[Date Prev][Date Next][Thread Prev][Thread Next][Date Index][Thread Index]

Re: [Condor-users] CCB Server - Client Communication (Condor 7.3.1)

Herzfeld, David wrote:
07/20 11:36:55 CCBClient:received failure message from CCB server in response to (non-blocking) request for reversed connection to startd slot2@xxxxxxxxxxxxxxxxxxxxxxxxxxxxxx <>#1248077180#4#... for herzfeldd@xxxxxxxxxxxxxxxxxxxxx: CCB server rejecting request for ccbid 1197 because no daemon is currently registered with that id (perhaps it recently disconnected).
The problem is that from the CCB server's point of view, the startd registered with CCB id 1197 has disconnected its CCB listener socket.
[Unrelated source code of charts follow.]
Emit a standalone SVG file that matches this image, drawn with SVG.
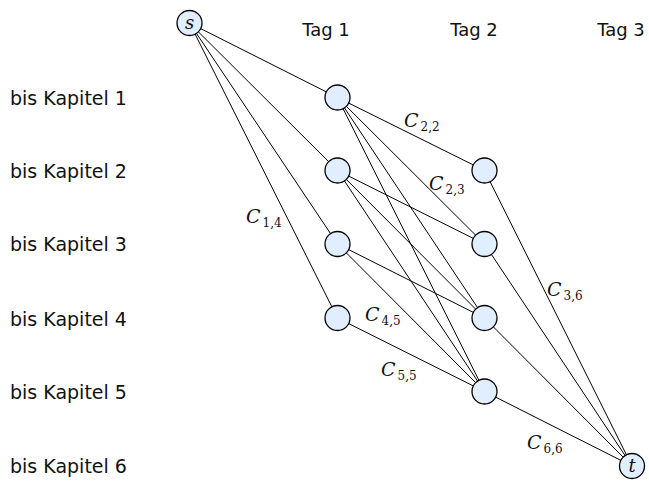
<svg xmlns="http://www.w3.org/2000/svg" width="649" height="483" viewBox="0 0 649 483">
  <style>
    .edge { stroke: #000; stroke-width: 1; fill: none; }
    .node { fill: #e0eeff; stroke: #000; stroke-width: 1.3; }
    .lbl { font-family: "DejaVu Sans", sans-serif; font-size: 18px; fill: #111; }
    .row { font-size: 19px; }
    .cost { font-family: "DejaVu Serif", serif; font-style: italic; font-size: 19px; fill: #111; }
    .sub { font-family: "DejaVu Serif", serif; font-style: normal; font-size: 12px; }
    .nl { font-family: "DejaVu Serif", serif; font-style: italic; font-size: 18px; fill: #111; text-anchor: middle; }
  </style>

  <!-- column and row headings -->
  <g id="headings">
    <text class="lbl" x="326" y="36" text-anchor="middle">Tag 1</text>
    <text class="lbl" x="474" y="36" text-anchor="middle">Tag 2</text>
    <text class="lbl" x="621" y="36" text-anchor="middle">Tag 3</text>
    <text class="lbl row" x="10" y="105">bis Kapitel 1</text>
    <text class="lbl row" x="10" y="178">bis Kapitel 2</text>
    <text class="lbl row" x="10" y="251">bis Kapitel 3</text>
    <text class="lbl row" x="10" y="326">bis Kapitel 4</text>
    <text class="lbl row" x="10" y="399">bis Kapitel 5</text>
    <text class="lbl row" x="10" y="473">bis Kapitel 6</text>
  </g>

  <g id="connectors">
    <!-- s to day 1 -->
    <line class="edge" x1="189.5" y1="23" x2="337.5" y2="97.5"/>
    <line class="edge" x1="189.5" y1="23" x2="337.5" y2="170.5"/>
    <line class="edge" x1="189.5" y1="23" x2="337.5" y2="244"/>
    <line class="edge" x1="189.5" y1="23" x2="337.5" y2="318"/>
    <!-- day 1 to day 2 -->
    <line class="edge" x1="337.5" y1="97.5" x2="484.5" y2="170.5"/>
    <line class="edge" x1="337.5" y1="97.5" x2="484.5" y2="244"/>
    <line class="edge" x1="337.5" y1="97.5" x2="484.5" y2="318"/>
    <line class="edge" x1="337.5" y1="97.5" x2="484.5" y2="391.5"/>
    <line class="edge" x1="337.5" y1="170.5" x2="484.5" y2="244"/>
    <line class="edge" x1="337.5" y1="170.5" x2="484.5" y2="318"/>
    <line class="edge" x1="337.5" y1="170.5" x2="484.5" y2="391.5"/>
    <line class="edge" x1="337.5" y1="244" x2="484.5" y2="318"/>
    <line class="edge" x1="337.5" y1="244" x2="484.5" y2="391.5"/>
    <line class="edge" x1="337.5" y1="318" x2="484.5" y2="391.5"/>
    <!-- day 2 to t -->
    <line class="edge" x1="484.5" y1="170.5" x2="632" y2="466"/>
    <line class="edge" x1="484.5" y1="244" x2="632" y2="466"/>
    <line class="edge" x1="484.5" y1="318" x2="632" y2="466"/>
    <line class="edge" x1="484.5" y1="391.5" x2="632" y2="466"/>
  </g>

  <g id="edge-labels">
    <text class="cost" x="404" y="127">C<tspan class="sub" dx="2" dy="4">2,2</tspan></text>
    <text class="cost" x="429" y="190">C<tspan class="sub" dx="2" dy="4">2,3</tspan></text>
    <text class="cost" x="246" y="223">C<tspan class="sub" dx="2" dy="4">1,4</tspan></text>
    <text class="cost" x="365" y="321">C<tspan class="sub" dx="2" dy="4">4,5</tspan></text>
    <text class="cost" x="381" y="376">C<tspan class="sub" dx="2" dy="4">5,5</tspan></text>
    <text class="cost" x="547" y="296">C<tspan class="sub" dx="2" dy="4">3,6</tspan></text>
    <text class="cost" x="527" y="449">C<tspan class="sub" dx="2" dy="4">6,6</tspan></text>
  </g>

  <g id="node-s"><circle class="node" cx="189.5" cy="23" r="12.5"/><text class="nl" x="189.5" y="29">s</text></g>
  <g id="node-1-1"><circle class="node" cx="337.5" cy="97.5" r="12.5"/></g>
  <g id="node-1-2"><circle class="node" cx="337.5" cy="170.5" r="12.5"/></g>
  <g id="node-1-3"><circle class="node" cx="337.5" cy="244" r="12.5"/></g>
  <g id="node-1-4"><circle class="node" cx="337.5" cy="318" r="12.5"/></g>
  <g id="node-2-2"><circle class="node" cx="484.5" cy="170.5" r="12.5"/></g>
  <g id="node-2-3"><circle class="node" cx="484.5" cy="244" r="12.5"/></g>
  <g id="node-2-4"><circle class="node" cx="484.5" cy="318" r="12.5"/></g>
  <g id="node-2-5"><circle class="node" cx="484.5" cy="391.5" r="12.5"/></g>
  <g id="node-t"><circle class="node" cx="632" cy="466" r="12.5"/><text class="nl" x="632" y="472">t</text></g>
</svg>
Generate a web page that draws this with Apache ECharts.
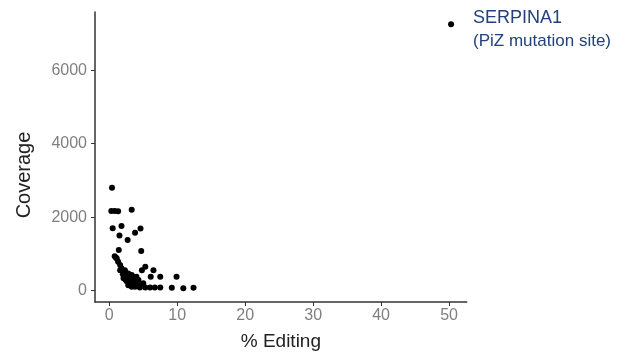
<!DOCTYPE html>
<html><head><meta charset="utf-8">
<script src="https://cdn.jsdelivr.net/npm/echarts@6/dist/echarts.min.js"></script>
<style>html,body{margin:0;padding:0;background:#fff}#c{width:627px;height:358px}</style>
</head><body><div id="c"></div>
<script>
// % Editing values
const editing = [0.4,0.3,0.8,1.3,3.3,0.5,1.8,4.6,3.8,1.5,2.7,1.4,4.7,0.8,1.1,1.3,1.0,
  5.3,6.5,4.8,6.1,7.5,9.9,
  4.5,5.3,6.0,6.7,7.5,9.2,10.9,12.4,
  1.6,1.8,2.1,1.6,2.3,2.6,2.8,3.0,3.3,3.5,3.8,2.1,2.6,3.0,3.5,4.0,4.3,4.5,2.8,3.3,3.8,2.3,4.0,5.0,2.0,3.2,2.4,3.6];
// Coverage values
const coverage = [2800,2170,2170,2160,2200,1700,1760,1690,1580,1500,1380,1110,1080,940,880,790,900,
  650,560,560,380,380,380,
  90,90,90,90,90,80,70,80,
  700,610,520,560,430,380,470,340,430,380,290,340,250,200,250,200,290,150,150,110,110,560,380,200,450,300,300,170];
const highlightPoint = [50.3, 7250];
const highlightName = 'SERPINA1';
const highlightNote = '(PiZ mutation site)';
const xTicks = [0,10,20,30,40,50];
const yTicks = [0,2000,4000,6000];

const pts = editing.map((x,i)=>[x, coverage[i]]);
const chart = echarts.init(document.getElementById('c'));
const axisCol = '#333';
const labCol = '#7f7f7f';
chart.setOption({
  animation:false,
  grid:{left:95, right:160.3, top:12, bottom:56},
  xAxis:{type:'value', min:-2.1, max:52.6,
    axisLine:{onZero:false, lineStyle:{color:axisCol,width:1.5}},
    axisTick:{show:true, customValues:xTicks, length:4, lineStyle:{color:axisCol}},
    axisLabel:{customValues:xTicks, formatter:v=>String(v), color:labCol, fontSize:16, fontFamily:'Liberation Sans', margin:6},
    splitLine:{show:false},
    name:'% Editing', nameLocation:'middle', nameGap:30,
    nameTextStyle:{color:'#222', fontSize:19, fontFamily:'Liberation Sans'}},
  yAxis:{type:'value', min:-307, max:7584,
    axisLine:{onZero:false, lineStyle:{color:axisCol,width:1.5}},
    axisTick:{show:true, customValues:yTicks, length:4, lineStyle:{color:axisCol}},
    axisLabel:{customValues:yTicks, formatter:v=>String(v), color:labCol, fontSize:16, fontFamily:'Liberation Sans', margin:8},
    splitLine:{show:false}},
  graphic:[{type:'text', x:24, y:175, rotation:Math.PI/2,
    style:{text:'Coverage', fill:'#222', fontSize:20, fontFamily:'Liberation Sans', textAlign:'center', textVerticalAlign:'middle'}}],
  series:[
    {type:'scatter', data:pts, symbolSize:6, itemStyle:{color:'#000', opacity:1}},
    {type:'scatter', data:[highlightPoint], symbolSize:6, itemStyle:{color:'#000', opacity:1},
      label:{show:true, position:'right', distance:19, offset:[0,5.5], formatter:'{a|'+highlightName+'}\n{b|'+highlightNote+'}',
        rich:{a:{fontSize:18, color:'#23417a', fontFamily:'Liberation Sans', lineHeight:23},
              b:{fontSize:17, color:'#23417a', fontFamily:'Liberation Sans', lineHeight:23}}}}
  ]
});
</script></body></html>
Please send me the full CollectorLog and StartLog (off list), or see if you can follow the history of id 1197 in the CollectorLog and confirm that it got disconnected, and then see in the StartLog whether there is any record of it being disconnected from the CCB server.

Do you have a large number of execute nodes? I have observed cases where iptable limits on the CCB server machine (ip_conntrack_max) caused TCP connections to be abruptly closed. If /proc/sys/net/ipv4/netfilter/ip_conntrack_count is on the same order as /proc/sys/net/ipv4/ip_conntrack_max, then this could be your problem.